*BRIEF*
Write out each line of the listing as it stands, without the images.
═══ DATA SHOWN
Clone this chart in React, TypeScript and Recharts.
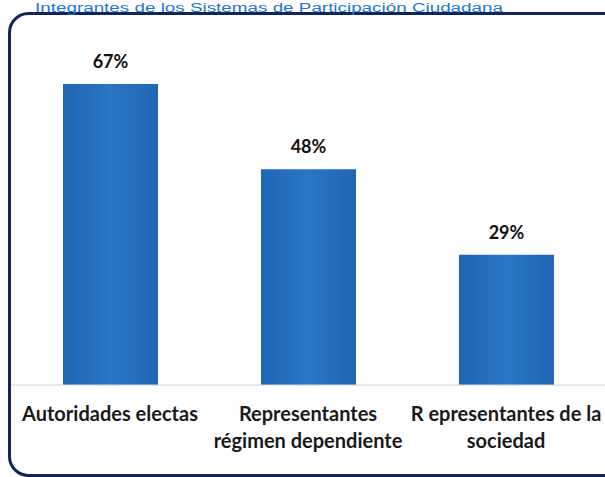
import React from "react";
import { Bar, BarChart, LabelList, XAxis, YAxis } from "recharts";

const TITLE = "Integrantes de los Sistemas de Participación Ciudadana";
const CATEGORIES = [
  "Autoridades electas",
  "Representantes\nrégimen dependiente",
  "R epresentantes de la\nsociedad",
];
const VALUES = [67, 48, 29];

const FONT = "Lato, 'Open Sans', sans-serif";

const data = CATEGORIES.map((c, i) => ({ name: c, value: VALUES[i] }));

function CategoryTick(props: any) {
  const { x, y, payload } = props;
  const lines = String(payload.value).split("\n");
  return (
    <text x={x} y={y} textAnchor="middle" fill="#1a1a1a" fontFamily={FONT} fontWeight={700} fontSize={20}>
      {lines.map((line, i) => (
        <tspan key={i} x={x} dy={i === 0 ? 28 : 27}>
          {line}
        </tspan>
      ))}
    </text>
  );
}

export default function App() {
  return (
    <div style={{ position: "absolute", left: 0, top: 0, width: 605, height: 477, overflow: "hidden", background: "#fff" }}>
      <svg width={605} height={477} style={{ position: "absolute", left: 0, top: 0 }}>
        <rect x={9.5} y={13.5} width={620} height={462} rx={19} fill="none" stroke="#12245a" strokeWidth={3} />
        <text
          x={269}
          y={11.5}
          textAnchor="middle"
          fontFamily="'Liberation Sans', Arial, sans-serif"
          fontSize={12.5}
          textLength={468}
          lengthAdjust="spacingAndGlyphs"
          fill="#1d78d2"
        >
          {TITLE}
        </text>
      </svg>
      <div style={{ position: "absolute", left: 0, top: 0 }}>
        <BarChart width={605} height={477} data={data} margin={{ top: 84, right: 0, bottom: 62, left: 11 }}>
          <defs>
            <linearGradient id="barFill" x1="0" y1="0" x2="1" y2="0">
              <stop offset="0%" stopColor="#1f66b5" />
              <stop offset="50%" stopColor="#2a75c5" />
              <stop offset="100%" stopColor="#1f66b5" />
            </linearGradient>
          </defs>
          <XAxis
            dataKey="name"
            height={30}
            tickLine={false}
            axisLine={{ stroke: "#d4d4d4" }}
            interval={0}
            tick={<CategoryTick />}
          />
          <YAxis hide domain={[0, 67]} />
          <Bar dataKey="value" fill="url(#barFill)" barSize={95} isAnimationActive={false}>
            <LabelList
              dataKey="value"
              position="top"
              offset={16}
              formatter={(v: any) => `${v}%`}
              style={{ fontFamily: FONT, fontWeight: 700, fontSize: 18, fill: "#111" }}
            />
          </Bar>
        </BarChart>
      </div>
    </div>
  );
}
══════
*EXERCISE ANSWER*
Clone this chart in React, TypeScript and Recharts.
import React from "react";
import { Bar, BarChart, LabelList, XAxis, YAxis } from "recharts";

const TITLE = "Integrantes de los Sistemas de Participación Ciudadana";
const CATEGORIES = [
  "Autoridades electas",
  "Representantes\nrégimen dependiente",
  "R epresentantes de la\nsociedad",
];
const VALUES = [67, 48, 29];

const FONT = "Lato, 'Open Sans', sans-serif";

const data = CATEGORIES.map((c, i) => ({ name: c, value: VALUES[i] }));

function CategoryTick(props: any) {
  const { x, y, payload } = props;
  const lines = String(payload.value).split("\n");
  return (
    <text x={x} y={y} textAnchor="middle" fill="#1a1a1a" fontFamily={FONT} fontWeight={700} fontSize={20}>
      {lines.map((line, i) => (
        <tspan key={i} x={x} dy={i === 0 ? 28 : 27}>
          {line}
        </tspan>
      ))}
    </text>
  );
}

export default function App() {
  return (
    <div style={{ position: "absolute", left: 0, top: 0, width: 605, height: 477, overflow: "hidden", background: "#fff" }}>
      <svg width={605} height={477} style={{ position: "absolute", left: 0, top: 0 }}>
        <rect x={9.5} y={13.5} width={620} height={462} rx={19} fill="none" stroke="#12245a" strokeWidth={3} />
        <text
          x={269}
          y={11.5}
          textAnchor="middle"
          fontFamily="'Liberation Sans', Arial, sans-serif"
          fontSize={12.5}
          textLength={468}
          lengthAdjust="spacingAndGlyphs"
          fill="#1d78d2"
        >
          {TITLE}
        </text>
      </svg>
      <div style={{ position: "absolute", left: 0, top: 0 }}>
        <BarChart width={605} height={477} data={data} margin={{ top: 84, right: 0, bottom: 62, left: 11 }}>
          <defs>
            <linearGradient id="barFill" x1="0" y1="0" x2="1" y2="0">
              <stop offset="0%" stopColor="#1f66b5" />
              <stop offset="50%" stopColor="#2a75c5" />
              <stop offset="100%" stopColor="#1f66b5" />
            </linearGradient>
          </defs>
          <XAxis
            dataKey="name"
            height={30}
            tickLine={false}
            axisLine={{ stroke: "#d4d4d4" }}
            interval={0}
            tick={<CategoryTick />}
          />
          <YAxis hide domain={[0, 67]} />
          <Bar dataKey="value" fill="url(#barFill)" barSize={95} isAnimationActive={false}>
            <LabelList
              dataKey="value"
              position="top"
              offset={16}
              formatter={(v: any) => `${v}%`}
              style={{ fontFamily: FONT, fontWeight: 700, fontSize: 18, fill: "#111" }}
            />
          </Bar>
        </BarChart>
      </div>
    </div>
  );
}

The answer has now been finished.